Gli analisti evidenziano una serie di fattori macroeconomici strutturali che continuano a rendere la Svizzera un “porto sicuro” per gli investitori globali. Tra gli argomenti principali citati a favore di un franco forte troviamo:

  • Una solida stabilità politica;

  • Elevate eccedenze nella bilancia dei pagamenti correnti;

  • Un livello di indebitamento pubblico estremamente contenuto;

  • Un’economia resiliente e caratterizzata da un altissimo tasso di innovazione;

  • Un’inflazione stabilmente molto bassa rispetto alla media internazionale.

Un elemento decisivo per la tenuta del sistema è rappresentato dal recente successo diplomatico di Berna: grazie all’accordo raggiunto nel contenzioso doganale con Washington, la Svizzera è riuscita a neutralizzare la minaccia di una perdita di competitività rispetto ai Paesi confinanti, mettendo in sicurezza le proprie rotte commerciali.

L’unico fattore in grado di innescare un sensibile indebolimento del franco sarebbe la reintroduzione dei tassi d’interesse negativi. Recentemente, i dati sull’andamento dei prezzi e le incertezze che gravitano sui mercati finanziari e politici hanno alimentato speculazioni in questa direzione.

Tuttavia, la Banca Nazionale Svizzera (BNS) è intervenuta con fermezza per smentire tali ipotesi. La massima autorità monetaria elvetica intende evitare il ritorno a tassi sotto zero a causa degli effetti collaterali significativi che questi avrebbero sul sistema economico, con un impatto particolarmente critico sul comparto della previdenza, che la BNS mira a proteggere prioritariamente.

Il vigore del franco rappresenta, per contro, una sfida strutturale e permanente per l’industria svizzera orientata alle esportazioni. Thomas Heller, capo-economista presso la Frankfurter Bankgesellschaft, avverte che la forza della valuta potrebbe risultare particolarmente complessa da gestire “soprattutto in combinazione con l’aumento dei dazi doganali”.

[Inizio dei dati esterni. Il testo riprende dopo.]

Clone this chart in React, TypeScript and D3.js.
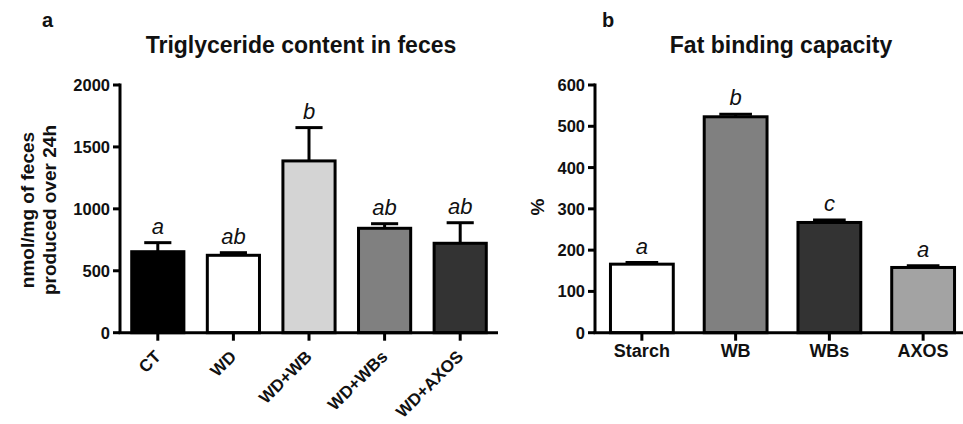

Nonostante questo scenario sfidante, Heller esprime piena fiducia nelle capacità di adattamento del tessuto imprenditoriale elvetico. L’economia svizzera, sottolinea l’economista, ha già dimostrato in passato di possedere gli strumenti e la flessibilità necessari per far fronte a contesti analoghi, riuscendo a mantenere elevati standard qualitativi e quote di mercato nonostante il cambio sfavorevole.